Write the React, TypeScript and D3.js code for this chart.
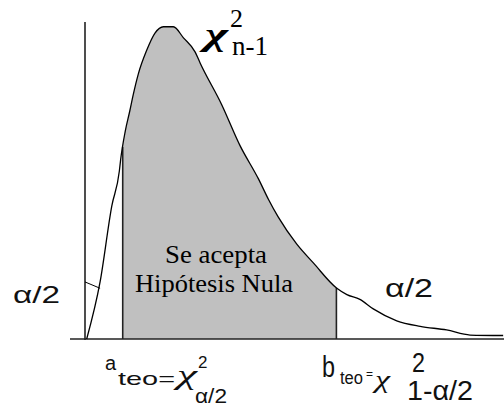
import React from "react";
import * as d3 from "d3";

// Chi-square density with n-1 degrees of freedom, sampled along the curve
const chiX = [0.04, 0.36, 0.64, 0.82, 0.85, 0.96, 1.07, 1.15, 1.27, 1.47, 1.67, 1.87, 2.11, 2.35, 2.63, 2.75, 3.26, 3.7, 4.14, 4.38, 4.61, 5.05, 5.45, 6.01, 6.25, 6.56, 6.88, 7.44, 8.0, 8.63, 9.19, 9.98];
const chiY = [0, 0.036, 0.084, 0.106, 0.113, 0.131, 0.144, 0.154, 0.167, 0.182, 0.193, 0.197, 0.197, 0.19, 0.181, 0.174, 0.148, 0.122, 0.101, 0.088, 0.077, 0.06, 0.048, 0.032, 0.028, 0.025, 0.019, 0.0115, 0.008, 0.0057, 0.0025, 0.0022];

// Critical values: acceptance region between a and b
const critA = 0.9;
const critB = 6.0;

// Leader line from the left alpha/2 label into the lower tail
const leaderFrom = [0, 0.036];
const leaderTo = [0.36, 0.032];

const W = 504;
const H = 412;

export default function App() {
  const x = d3.scaleLinear().domain([0, 10]).range([85, 504]);
  const y = d3.scaleLinear().domain([0, 0.2]).range([339, 22]);

  const pts: [number, number][] = chiX.map((v, i) => [v, chiY[i]]);
  const line = d3
    .line<[number, number]>()
    .x((d) => x(d[0]))
    .y((d) => y(d[1]))
    .curve(d3.curveMonotoneX);
  const area = d3
    .area<[number, number]>()
    .x((d) => x(d[0]))
    .y0(y(0))
    .y1((d) => y(d[1]))
    .curve(d3.curveMonotoneX);

  const interp = (v: number) => {
    const i = d3.bisectRight(chiX, v);
    const x0 = chiX[i - 1], x1 = chiX[i];
    const t = (v - x0) / (x1 - x0);
    return chiY[i - 1] + t * (chiY[i] - chiY[i - 1]);
  };

  const axisColor = "#222";
  const sans = "'Liberation Sans', Arial, sans-serif";
  const serif = "'Liberation Serif', 'Times New Roman', serif";

  return (
    <svg
      width={W}
      height={H}
      style={{ position: "absolute", left: 0, top: 0, background: "#fff" }}
    >
      <defs>
        <clipPath id="accept">
          <rect x={x(critA)} y={0} width={x(critB) - x(critA)} height={y(0)} />
        </clipPath>
      </defs>

      {/* acceptance region */}
      <path d={area(pts) || ""} fill="#c0c0c0" clipPath="url(#accept)" />

      {/* axes */}
      <line x1={x(0)} x2={x(0)} y1={y(0.2)} y2={y(0) + 1} stroke={axisColor} strokeWidth={1.6} />
      <line x1={70} x2={W} y1={y(0)} y2={y(0)} stroke={axisColor} strokeWidth={1.6} />

      {/* critical value bounds */}
      <line x1={x(critA)} x2={x(critA)} y1={y(0)} y2={y(interp(critA))} stroke={axisColor} strokeWidth={1.6} />
      <line x1={x(critB)} x2={x(critB)} y1={y(0)} y2={y(interp(critB))} stroke={axisColor} strokeWidth={1.6} />

      {/* density curve */}
      <path d={line(pts) || ""} fill="none" stroke="#000" strokeWidth={1.3} />

      {/* leader line */}
      <line
        x1={x(leaderFrom[0])}
        y1={y(leaderFrom[1])}
        x2={x(leaderTo[0])}
        y2={y(leaderTo[1])}
        stroke="#000"
        strokeWidth={1}
      />

      {/* curve title chi^2_{n-1} */}
      <text x={205} y={45} fontFamily={serif} fontWeight="bold" fontStyle="italic" fontSize={32} textLength={23} lengthAdjust="spacingAndGlyphs">χ</text>
      <text x={230} y={27} fontFamily={serif} fontSize={26}>2</text>
      <text x={232} y={55} fontFamily={serif} fontSize={27} textLength={36} lengthAdjust="spacingAndGlyphs">n-1</text>

      {/* region label */}
      <text x={165} y={263} fontFamily={serif} fontSize={25} textLength={102} lengthAdjust="spacingAndGlyphs">Se acepta</text>
      <text x={135} y={292} fontFamily={serif} fontSize={25} textLength={158} lengthAdjust="spacingAndGlyphs">Hipótesis Nula</text>

      {/* tail labels */}
      <text x={13} y={303} fontFamily={sans} fontSize={24} textLength={47} lengthAdjust="spacingAndGlyphs" fill="#111">α/2</text>
      <text x={385} y={297} fontFamily={sans} fontSize={26} textLength={48} lengthAdjust="spacingAndGlyphs" fill="#111">α/2</text>

      {/* lower critical value label */}
      <text x={105} y={370} fontFamily={sans} fontSize={20} fill="#111">a</text>
      <text x={118} y={385} fontFamily={sans} fontSize={19} textLength={57} lengthAdjust="spacingAndGlyphs" fill="#111">teo=</text>
      <text x={177} y={384} fontFamily={serif} fontSize={28} fontStyle="italic" textLength={20} lengthAdjust="spacingAndGlyphs" fill="#111">χ</text>
      <text x={198} y={368} fontFamily={sans} fontSize={17} fill="#111">2</text>
      <text x={195} y={403} fontFamily={sans} fontSize={20} textLength={32} lengthAdjust="spacingAndGlyphs" fill="#111">α/2</text>

      {/* upper critical value label */}
      <text x={322} y={377} fontFamily={sans} fontSize={30} textLength={13} lengthAdjust="spacingAndGlyphs" fill="#111">b</text>
      <text x={340} y={384} fontFamily={sans} fontSize={18} textLength={23} lengthAdjust="spacingAndGlyphs" fill="#111">teo</text>
      <text x={366} y={378} fontFamily={sans} fontSize={12} fill="#111">=</text>
      <text x={375} y={388} fontFamily={serif} fontSize={26} fontStyle="italic" textLength={15} lengthAdjust="spacingAndGlyphs" fill="#111">χ</text>
      <text x={412} y={372} fontFamily={sans} fontSize={28} textLength={13} lengthAdjust="spacingAndGlyphs" fill="#111">2</text>
      <text x={407} y={400} fontFamily={sans} fontSize={28} textLength={66} lengthAdjust="spacingAndGlyphs" fill="#111">1-α/2</text>
    </svg>
  );
}
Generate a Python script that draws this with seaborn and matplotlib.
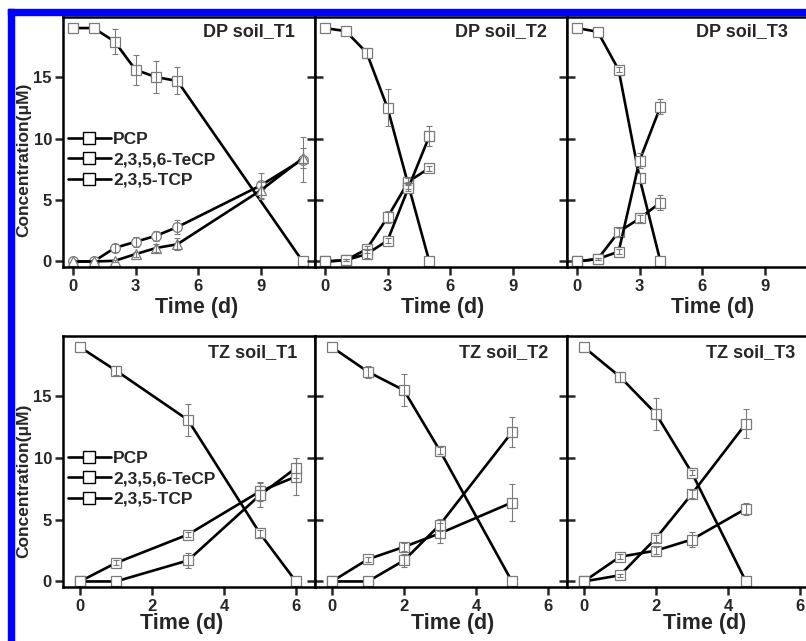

□ □ □ □ □ □ □

The pictures in the entries should be left out; output everything else exactly.

Write the React, TypeScript and D3.js code for this chart.
import React from "react";
import * as d3 from "d3";

// Chi-square density with n-1 degrees of freedom, sampled along the curve
const chiX = [0.04, 0.36, 0.64, 0.82, 0.85, 0.96, 1.07, 1.15, 1.27, 1.47, 1.67, 1.87, 2.11, 2.35, 2.63, 2.75, 3.26, 3.7, 4.14, 4.38, 4.61, 5.05, 5.45, 6.01, 6.25, 6.56, 6.88, 7.44, 8.0, 8.63, 9.19, 9.98];
const chiY = [0, 0.036, 0.084, 0.106, 0.113, 0.131, 0.144, 0.154, 0.167, 0.182, 0.193, 0.197, 0.197, 0.19, 0.181, 0.174, 0.148, 0.122, 0.101, 0.088, 0.077, 0.06, 0.048, 0.032, 0.028, 0.025, 0.019, 0.0115, 0.008, 0.0057, 0.0025, 0.0022];

// Critical values: acceptance region between a and b
const critA = 0.9;
const critB = 6.0;

// Leader line from the left alpha/2 label into the lower tail
const leaderFrom = [0, 0.036];
const leaderTo = [0.36, 0.032];

const W = 504;
const H = 412;

export default function App() {
  const x = d3.scaleLinear().domain([0, 10]).range([85, 504]);
  const y = d3.scaleLinear().domain([0, 0.2]).range([339, 22]);

  const pts: [number, number][] = chiX.map((v, i) => [v, chiY[i]]);
  const line = d3
    .line<[number, number]>()
    .x((d) => x(d[0]))
    .y((d) => y(d[1]))
    .curve(d3.curveMonotoneX);
  const area = d3
    .area<[number, number]>()
    .x((d) => x(d[0]))
    .y0(y(0))
    .y1((d) => y(d[1]))
    .curve(d3.curveMonotoneX);

  const interp = (v: number) => {
    const i = d3.bisectRight(chiX, v);
    const x0 = chiX[i - 1], x1 = chiX[i];
    const t = (v - x0) / (x1 - x0);
    return chiY[i - 1] + t * (chiY[i] - chiY[i - 1]);
  };

  const axisColor = "#222";
  const sans = "'Liberation Sans', Arial, sans-serif";
  const serif = "'Liberation Serif', 'Times New Roman', serif";

  return (
    <svg
      width={W}
      height={H}
      style={{ position: "absolute", left: 0, top: 0, background: "#fff" }}
    >
      <defs>
        <clipPath id="accept">
          <rect x={x(critA)} y={0} width={x(critB) - x(critA)} height={y(0)} />
        </clipPath>
      </defs>

      {/* acceptance region */}
      <path d={area(pts) || ""} fill="#c0c0c0" clipPath="url(#accept)" />

      {/* axes */}
      <line x1={x(0)} x2={x(0)} y1={y(0.2)} y2={y(0) + 1} stroke={axisColor} strokeWidth={1.6} />
      <line x1={70} x2={W} y1={y(0)} y2={y(0)} stroke={axisColor} strokeWidth={1.6} />

      {/* critical value bounds */}
      <line x1={x(critA)} x2={x(critA)} y1={y(0)} y2={y(interp(critA))} stroke={axisColor} strokeWidth={1.6} />
      <line x1={x(critB)} x2={x(critB)} y1={y(0)} y2={y(interp(critB))} stroke={axisColor} strokeWidth={1.6} />

      {/* density curve */}
      <path d={line(pts) || ""} fill="none" stroke="#000" strokeWidth={1.3} />

      {/* leader line */}
      <line
        x1={x(leaderFrom[0])}
        y1={y(leaderFrom[1])}
        x2={x(leaderTo[0])}
        y2={y(leaderTo[1])}
        stroke="#000"
        strokeWidth={1}
      />

      {/* curve title chi^2_{n-1} */}
      <text x={205} y={45} fontFamily={serif} fontWeight="bold" fontStyle="italic" fontSize={32} textLength={23} lengthAdjust="spacingAndGlyphs">χ</text>
      <text x={230} y={27} fontFamily={serif} fontSize={26}>2</text>
      <text x={232} y={55} fontFamily={serif} fontSize={27} textLength={36} lengthAdjust="spacingAndGlyphs">n-1</text>

      {/* region label */}
      <text x={165} y={263} fontFamily={serif} fontSize={25} textLength={102} lengthAdjust="spacingAndGlyphs">Se acepta</text>
      <text x={135} y={292} fontFamily={serif} fontSize={25} textLength={158} lengthAdjust="spacingAndGlyphs">Hipótesis Nula</text>

      {/* tail labels */}
      <text x={13} y={303} fontFamily={sans} fontSize={24} textLength={47} lengthAdjust="spacingAndGlyphs" fill="#111">α/2</text>
      <text x={385} y={297} fontFamily={sans} fontSize={26} textLength={48} lengthAdjust="spacingAndGlyphs" fill="#111">α/2</text>

      {/* lower critical value label */}
      <text x={105} y={370} fontFamily={sans} fontSize={20} fill="#111">a</text>
      <text x={118} y={385} fontFamily={sans} fontSize={19} textLength={57} lengthAdjust="spacingAndGlyphs" fill="#111">teo=</text>
      <text x={177} y={384} fontFamily={serif} fontSize={28} fontStyle="italic" textLength={20} lengthAdjust="spacingAndGlyphs" fill="#111">χ</text>
      <text x={198} y={368} fontFamily={sans} fontSize={17} fill="#111">2</text>
      <text x={195} y={403} fontFamily={sans} fontSize={20} textLength={32} lengthAdjust="spacingAndGlyphs" fill="#111">α/2</text>

      {/* upper critical value label */}
      <text x={322} y={377} fontFamily={sans} fontSize={30} textLength={13} lengthAdjust="spacingAndGlyphs" fill="#111">b</text>
      <text x={340} y={384} fontFamily={sans} fontSize={18} textLength={23} lengthAdjust="spacingAndGlyphs" fill="#111">teo</text>
      <text x={366} y={378} fontFamily={sans} fontSize={12} fill="#111">=</text>
      <text x={375} y={388} fontFamily={serif} fontSize={26} fontStyle="italic" textLength={15} lengthAdjust="spacingAndGlyphs" fill="#111">χ</text>
      <text x={412} y={372} fontFamily={sans} fontSize={28} textLength={13} lengthAdjust="spacingAndGlyphs" fill="#111">2</text>
      <text x={407} y={400} fontFamily={sans} fontSize={28} textLength={66} lengthAdjust="spacingAndGlyphs" fill="#111">1-α/2</text>
    </svg>
  );
}
Generate a Python script that draws this with seaborn and matplotlib.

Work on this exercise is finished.